Given problem:
Only the lines from the top of the listing below to the line that has "from matplotlib.patches import FancyBboxPatch" should be echoed, with both ends kept and pictures left out.

Data extract:
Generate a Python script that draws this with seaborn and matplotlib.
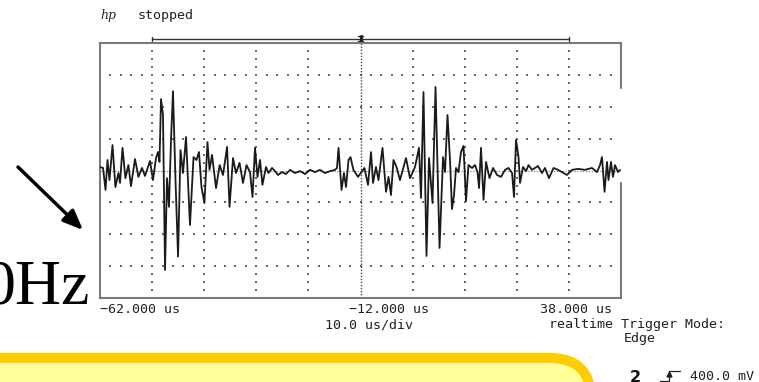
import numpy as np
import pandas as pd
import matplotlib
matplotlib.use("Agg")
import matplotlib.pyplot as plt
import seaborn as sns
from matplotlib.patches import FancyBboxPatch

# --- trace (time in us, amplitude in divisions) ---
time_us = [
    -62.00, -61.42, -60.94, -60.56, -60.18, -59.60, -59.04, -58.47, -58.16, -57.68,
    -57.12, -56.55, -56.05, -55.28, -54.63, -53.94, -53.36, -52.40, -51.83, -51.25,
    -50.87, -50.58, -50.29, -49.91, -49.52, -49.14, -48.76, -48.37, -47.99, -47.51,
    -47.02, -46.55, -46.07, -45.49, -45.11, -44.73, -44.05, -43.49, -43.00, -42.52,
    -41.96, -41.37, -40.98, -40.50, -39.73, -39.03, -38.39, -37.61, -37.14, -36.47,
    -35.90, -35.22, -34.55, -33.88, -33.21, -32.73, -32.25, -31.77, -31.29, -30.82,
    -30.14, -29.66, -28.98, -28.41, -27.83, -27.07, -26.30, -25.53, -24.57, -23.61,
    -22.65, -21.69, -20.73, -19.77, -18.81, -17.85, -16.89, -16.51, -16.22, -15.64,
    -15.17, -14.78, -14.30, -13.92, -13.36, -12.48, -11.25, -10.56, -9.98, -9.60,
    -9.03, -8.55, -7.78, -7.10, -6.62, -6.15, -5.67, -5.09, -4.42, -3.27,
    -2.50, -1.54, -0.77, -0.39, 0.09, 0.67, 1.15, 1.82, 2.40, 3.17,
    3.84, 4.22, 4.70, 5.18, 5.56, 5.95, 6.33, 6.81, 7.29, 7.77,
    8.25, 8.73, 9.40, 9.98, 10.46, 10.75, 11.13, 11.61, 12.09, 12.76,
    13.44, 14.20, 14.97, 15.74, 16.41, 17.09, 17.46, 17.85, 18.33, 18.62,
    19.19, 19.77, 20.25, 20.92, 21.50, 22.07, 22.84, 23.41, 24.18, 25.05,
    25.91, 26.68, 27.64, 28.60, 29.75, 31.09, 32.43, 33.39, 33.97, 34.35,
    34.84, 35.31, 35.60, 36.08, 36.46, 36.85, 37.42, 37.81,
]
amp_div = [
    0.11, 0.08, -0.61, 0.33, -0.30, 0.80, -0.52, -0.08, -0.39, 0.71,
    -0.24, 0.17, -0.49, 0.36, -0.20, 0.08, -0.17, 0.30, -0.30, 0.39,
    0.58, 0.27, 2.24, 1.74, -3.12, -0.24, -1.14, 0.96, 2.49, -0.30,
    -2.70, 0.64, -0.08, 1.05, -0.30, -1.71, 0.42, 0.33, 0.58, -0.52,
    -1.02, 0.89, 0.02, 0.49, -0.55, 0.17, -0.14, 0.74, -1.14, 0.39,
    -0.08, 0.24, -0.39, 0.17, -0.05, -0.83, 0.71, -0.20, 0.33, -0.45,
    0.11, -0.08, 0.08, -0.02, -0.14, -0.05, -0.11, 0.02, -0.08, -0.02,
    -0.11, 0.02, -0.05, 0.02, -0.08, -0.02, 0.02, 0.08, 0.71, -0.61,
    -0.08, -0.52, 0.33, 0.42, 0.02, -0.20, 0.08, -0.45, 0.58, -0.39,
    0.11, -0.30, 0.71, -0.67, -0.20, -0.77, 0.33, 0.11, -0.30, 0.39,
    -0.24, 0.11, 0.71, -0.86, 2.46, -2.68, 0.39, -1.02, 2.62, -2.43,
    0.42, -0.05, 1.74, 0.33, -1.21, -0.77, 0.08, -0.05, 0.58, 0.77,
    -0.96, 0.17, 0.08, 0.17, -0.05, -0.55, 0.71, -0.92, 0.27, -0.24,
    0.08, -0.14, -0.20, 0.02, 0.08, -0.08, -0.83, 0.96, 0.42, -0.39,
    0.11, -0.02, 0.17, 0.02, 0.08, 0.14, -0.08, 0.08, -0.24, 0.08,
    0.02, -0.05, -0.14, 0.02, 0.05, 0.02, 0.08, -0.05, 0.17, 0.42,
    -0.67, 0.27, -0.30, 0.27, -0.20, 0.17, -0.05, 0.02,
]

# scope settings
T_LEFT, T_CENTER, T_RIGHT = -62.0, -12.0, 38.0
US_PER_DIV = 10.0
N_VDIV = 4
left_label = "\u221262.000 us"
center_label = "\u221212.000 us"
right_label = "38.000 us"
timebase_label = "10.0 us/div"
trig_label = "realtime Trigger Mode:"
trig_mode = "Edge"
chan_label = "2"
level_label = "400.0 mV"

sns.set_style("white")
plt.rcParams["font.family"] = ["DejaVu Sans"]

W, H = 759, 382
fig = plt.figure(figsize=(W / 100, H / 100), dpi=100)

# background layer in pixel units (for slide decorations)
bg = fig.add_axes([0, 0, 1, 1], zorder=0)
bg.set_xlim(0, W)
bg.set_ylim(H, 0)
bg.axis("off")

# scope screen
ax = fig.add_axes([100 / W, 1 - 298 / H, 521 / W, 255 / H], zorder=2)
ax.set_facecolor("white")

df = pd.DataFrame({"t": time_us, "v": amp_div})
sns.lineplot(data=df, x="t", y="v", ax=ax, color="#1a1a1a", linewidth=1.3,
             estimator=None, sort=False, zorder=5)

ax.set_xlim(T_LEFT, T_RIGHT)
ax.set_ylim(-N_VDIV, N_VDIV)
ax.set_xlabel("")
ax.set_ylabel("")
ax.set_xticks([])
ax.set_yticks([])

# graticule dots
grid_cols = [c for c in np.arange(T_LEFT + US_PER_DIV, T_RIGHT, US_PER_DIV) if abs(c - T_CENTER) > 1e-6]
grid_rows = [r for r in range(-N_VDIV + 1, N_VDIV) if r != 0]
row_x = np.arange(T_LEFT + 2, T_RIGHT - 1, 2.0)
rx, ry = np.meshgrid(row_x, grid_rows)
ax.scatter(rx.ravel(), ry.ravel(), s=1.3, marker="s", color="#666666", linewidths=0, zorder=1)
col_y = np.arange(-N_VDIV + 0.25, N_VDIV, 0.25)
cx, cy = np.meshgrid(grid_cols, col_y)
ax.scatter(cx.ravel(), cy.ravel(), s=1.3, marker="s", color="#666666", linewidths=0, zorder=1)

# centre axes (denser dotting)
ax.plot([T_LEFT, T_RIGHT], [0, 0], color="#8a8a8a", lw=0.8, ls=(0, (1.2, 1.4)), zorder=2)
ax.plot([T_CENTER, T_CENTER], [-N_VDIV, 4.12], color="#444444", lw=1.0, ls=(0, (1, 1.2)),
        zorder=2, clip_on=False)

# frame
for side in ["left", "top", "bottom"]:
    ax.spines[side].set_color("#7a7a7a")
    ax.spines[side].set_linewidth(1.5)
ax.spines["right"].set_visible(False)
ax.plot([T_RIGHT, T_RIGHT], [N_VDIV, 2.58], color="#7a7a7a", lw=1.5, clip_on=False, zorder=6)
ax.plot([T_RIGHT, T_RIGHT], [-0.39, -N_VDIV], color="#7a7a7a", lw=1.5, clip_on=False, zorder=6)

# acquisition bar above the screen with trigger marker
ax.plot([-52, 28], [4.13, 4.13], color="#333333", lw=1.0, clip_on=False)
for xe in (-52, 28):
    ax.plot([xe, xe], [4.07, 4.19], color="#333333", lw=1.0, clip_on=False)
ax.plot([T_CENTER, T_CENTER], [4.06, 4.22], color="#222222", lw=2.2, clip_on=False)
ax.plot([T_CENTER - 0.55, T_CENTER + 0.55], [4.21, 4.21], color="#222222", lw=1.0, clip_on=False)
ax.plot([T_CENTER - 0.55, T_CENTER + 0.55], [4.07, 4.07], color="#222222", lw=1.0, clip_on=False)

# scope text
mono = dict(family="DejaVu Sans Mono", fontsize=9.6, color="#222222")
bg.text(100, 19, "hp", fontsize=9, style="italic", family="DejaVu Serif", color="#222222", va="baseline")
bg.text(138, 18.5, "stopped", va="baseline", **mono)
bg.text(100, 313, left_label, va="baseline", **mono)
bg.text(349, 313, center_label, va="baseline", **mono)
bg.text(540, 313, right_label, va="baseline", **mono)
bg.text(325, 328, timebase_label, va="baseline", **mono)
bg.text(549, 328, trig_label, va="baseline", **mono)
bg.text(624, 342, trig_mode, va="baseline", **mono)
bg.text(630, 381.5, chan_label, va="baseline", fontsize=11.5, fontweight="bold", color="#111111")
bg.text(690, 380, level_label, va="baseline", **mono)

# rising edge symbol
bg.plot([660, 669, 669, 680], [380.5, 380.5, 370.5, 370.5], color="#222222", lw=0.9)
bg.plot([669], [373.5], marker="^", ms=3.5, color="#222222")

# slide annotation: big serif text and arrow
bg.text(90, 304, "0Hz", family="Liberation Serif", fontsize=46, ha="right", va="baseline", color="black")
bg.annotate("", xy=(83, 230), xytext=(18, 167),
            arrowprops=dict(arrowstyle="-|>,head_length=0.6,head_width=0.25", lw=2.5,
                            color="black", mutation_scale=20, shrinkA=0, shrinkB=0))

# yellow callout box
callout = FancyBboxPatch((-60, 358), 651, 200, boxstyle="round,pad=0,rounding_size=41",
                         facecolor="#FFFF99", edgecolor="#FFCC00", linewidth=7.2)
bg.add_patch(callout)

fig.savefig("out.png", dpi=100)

Task solution:
Generate a Python script that draws this with seaborn and matplotlib.
import numpy as np
import pandas as pd
import matplotlib
matplotlib.use("Agg")
import matplotlib.pyplot as plt
import seaborn as sns
from matplotlib.patches import FancyBboxPatch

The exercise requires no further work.